In 1775 he returned to England and was placed in charge of the congregation on the Stella estate in the parish of Ryton, Durham. The mission territory covered the area west of Newcastle to Hexham. He began in 1791 to collect materials for a continuation of Dodd's "Church History of England," but the destruction of the English Catholic establishments abroad called him to a more active life and prevented him from proceeding with the work. About 1792 he was appointed to the mission of Pontop Hall, an old mansion belonging to the Swinburne family, near Lanchester, Durham.

In 1794 William Gibson desired him to take charge of the Northern students who had been expelled from Douai, and who were then temporarily at Tudhoe under John Lingard, who later became a famous historian, and who had not yet been ordained priest. Eyre relocated Lingard and his students to Pontop Hall. In October 1794, the school moved to Crook Hall, where Eyre became president of the new college. The John Daniel, president of Douay College, arrived at Crook Hall in the following year, and by virtue of his office assumed the charge of the students. Though he was willing to resign this post in favour of Daniel, this suggested arrangement came to nothing and Eyre remained president. A few days afterwards, Daniel resigned. The institution flourished under Eyre's management.

In 1803 an estate called Ushaw was bought by Gibson, and here, early in 1804, the new college was begun, and in July, 1808, Eyre began to remove his community thither. On 2 August he himself entered and the transfer of St. Cuthbert's College from Crook Hall to Ushaw was complete. Eyre died at Ushaw in 1810, leaving a considerable sum to the college for professorships and burses.
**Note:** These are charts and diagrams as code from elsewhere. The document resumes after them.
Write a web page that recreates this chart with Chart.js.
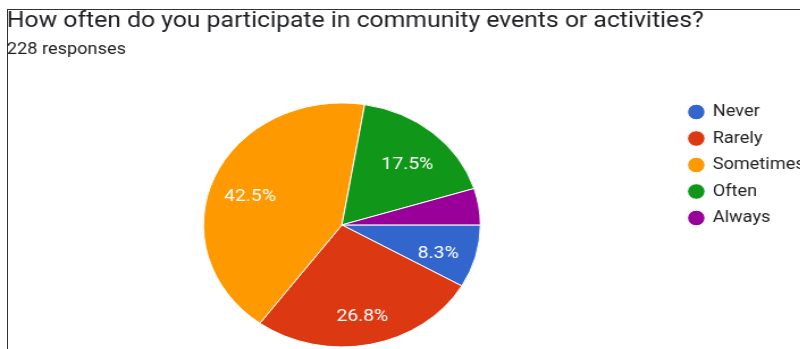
<!DOCTYPE html>
<html>
<head>
<meta charset="utf-8">
<script src="https://cdn.jsdelivr.net/npm/chart.js@4.4.1/dist/chart.umd.min.js"></script>
<style>
  html, body { margin: 0; padding: 0; background: #fff; overflow: hidden; }
  body { width: 800px; height: 349px; position: relative; }
  #frame {
    position: absolute; left: 7px; top: 9px; right: -5px; bottom: -5px;
    border-left: 1px solid #333; border-top: 1px solid #333;
  }
  /* the whole summary card is drawn a bit wider than tall */
  #wrap {
    position: absolute; left: 0; top: 0; width: 720px; height: 349px;
    transform: scaleX(1.135); transform-origin: 0 0;
  }
</style>
</head>
<body>
<div id="frame"></div>
<div id="wrap"><canvas id="pieChart"></canvas></div>
<script>
const question = "How often do you participate in community events or activities?";
const answers = ["Never", "Rarely", "Sometimes", "Often", "Always"];
const counts = [19, 61, 97, 40, 11];
const sliceColors = ["#3366cc", "#dc3912", "#ff9900", "#109618", "#990099"];

const total = counts.reduce((a, b) => a + b, 0);

// percentage text inside each slice (small slices stay blank)
const sliceLabels = {
  id: "sliceLabels",
  afterDatasetsDraw(chart) {
    const ctx = chart.ctx;
    const meta = chart.getDatasetMeta(0);
    ctx.save();
    ctx.font = "17px Roboto";
    ctx.fillStyle = "#ffffff";
    ctx.textAlign = "center";
    ctx.textBaseline = "middle";
    meta.data.forEach(function (arc, i) {
      const pct = (counts[i] / total) * 100;
      if (pct < 5) return;
      const p = arc.getProps(["x", "y", "startAngle", "endAngle", "outerRadius"], true);
      const mid = (p.startAngle + p.endAngle) / 2;
      const r = p.outerRadius * 0.72;
      ctx.fillText(pct.toFixed(1) + "%", p.x + Math.cos(mid) * r, p.y + Math.sin(mid) * r + 6);
    });
    ctx.restore();
  },
};

Chart.defaults.font.family = "Roboto";

const pieChart = new Chart(document.getElementById("pieChart").getContext("2d"), {
  type: "pie",
  data: {
    labels: answers,
    datasets: [
      {
        data: counts,
        backgroundColor: sliceColors,
        borderColor: "#ffffff",
        borderWidth: 1,
        radius: 122,
        clip: false,
      },
    ],
  },
  options: {
    responsive: true,
    maintainAspectRatio: false,
    animation: false,
    events: [],
    rotation: 90,
    layout: {
      padding: { left: 6, right: 1, top: 0, bottom: 19 },
    },
    plugins: {
      title: {
        display: true,
        text: question,
        align: "start",
        color: "#202124",
        font: { size: 21.8, weight: "normal" },
        padding: { top: 8.6, bottom: 0 },
      },
      subtitle: {
        display: true,
        text: total + " responses",
        align: "start",
        color: "#202124",
        font: { size: 16 },
        padding: { top: 5.3, bottom: 60.6 },
      },
      legend: {
        display: true,
        position: "right",
        align: "center",
        labels: {
          usePointStyle: true,
          pointStyle: "circle",
          boxWidth: 13,
          boxHeight: 11,
          padding: 10.5,
          color: "#222222",
          font: { size: 16 },
        },
      },
      tooltip: { enabled: false },
    },
  },
  plugins: [sliceLabels],
});
</script>
</body>
</html>
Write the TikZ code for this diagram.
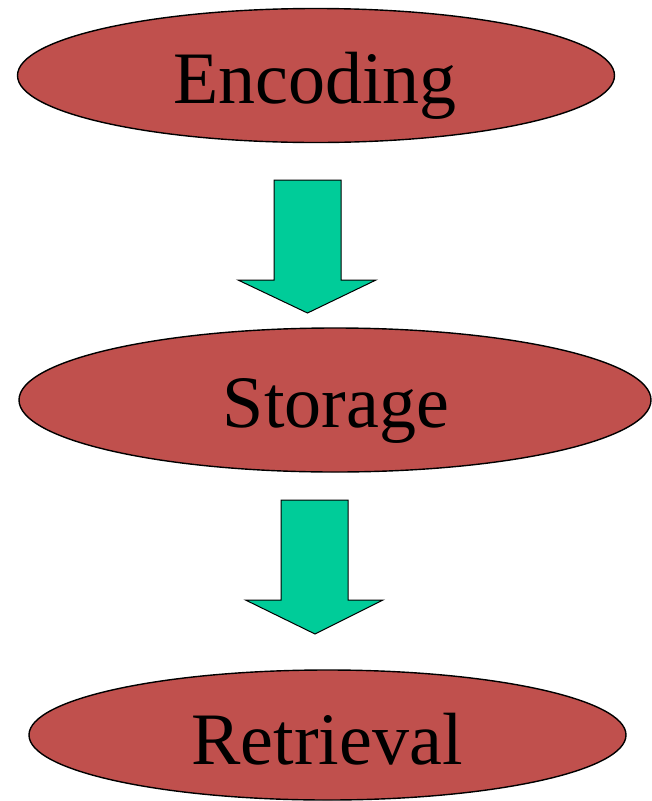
\documentclass[tikz,border=0pt]{standalone}
\usepackage{fontspec}
\setmainfont{Liberation Serif}
\usetikzlibrary{shapes.geometric}
\definecolor{ellred}{HTML}{C0504D}
\definecolor{arrgreen}{HTML}{00CC99}
\begin{document}
\begin{tikzpicture}[x=1pt,y=-1pt,
  stage/.style={ellipse,draw=black,line width=1.4pt,fill=ellred,inner sep=0pt},
  stagetext/.style={anchor=base,inner sep=0pt,font=\fontsize{74}{80}\selectfont},
  blockarrow/.style={draw=black,line width=1pt,fill=arrgreen,line join=miter}]
\useasboundingbox (0,0) rectangle (652,801);
% ellipses
\node[stage,minimum width=597pt,minimum height=134pt] (enc) at (316,75.5) {};
\node[stage,minimum width=632pt,minimum height=144pt] (sto) at (335,400) {};
\node[stage,minimum width=597pt,minimum height=130pt] (ret) at (327.5,735) {};
% texts
\node[stagetext] (enct) at (315,103) {Encoding};
\node[stagetext] (stot) at (336,427) {Storage};
\node[stagetext] (rett) at (327,764) {Retrieval};
% block arrows
\draw[blockarrow] (274,180) -- (341,180) -- (341,280) -- (376,280) -- (307.5,313)
  -- (238,280) -- (274,280) -- cycle;
\draw[blockarrow] (281,500) -- (348,500) -- (348,600) -- (383,600) -- (315,634)
  -- (245.5,600) -- (281,600) -- cycle;
\end{tikzpicture}
\end{document}
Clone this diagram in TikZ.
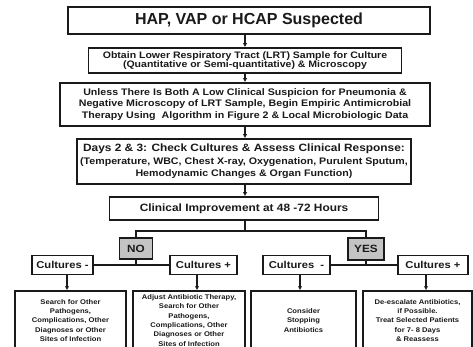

Upon the death of Eyre, Lingard, having continued as vice-president, governed the college,

==Works==
He published:
- The Instruction of Youth in Christian Piety, Newcastle, 1783, 2 vols. 8vo, a translation from the French of Charles Gobinet
- An edition of John Goter's Spiritual Works, Newcastle, 1790, 16 vols. 12mo.

His manuscript collections, in 2 vols. 4to, for a continuation of Dodd's "Church History" are preserved at Ushaw College.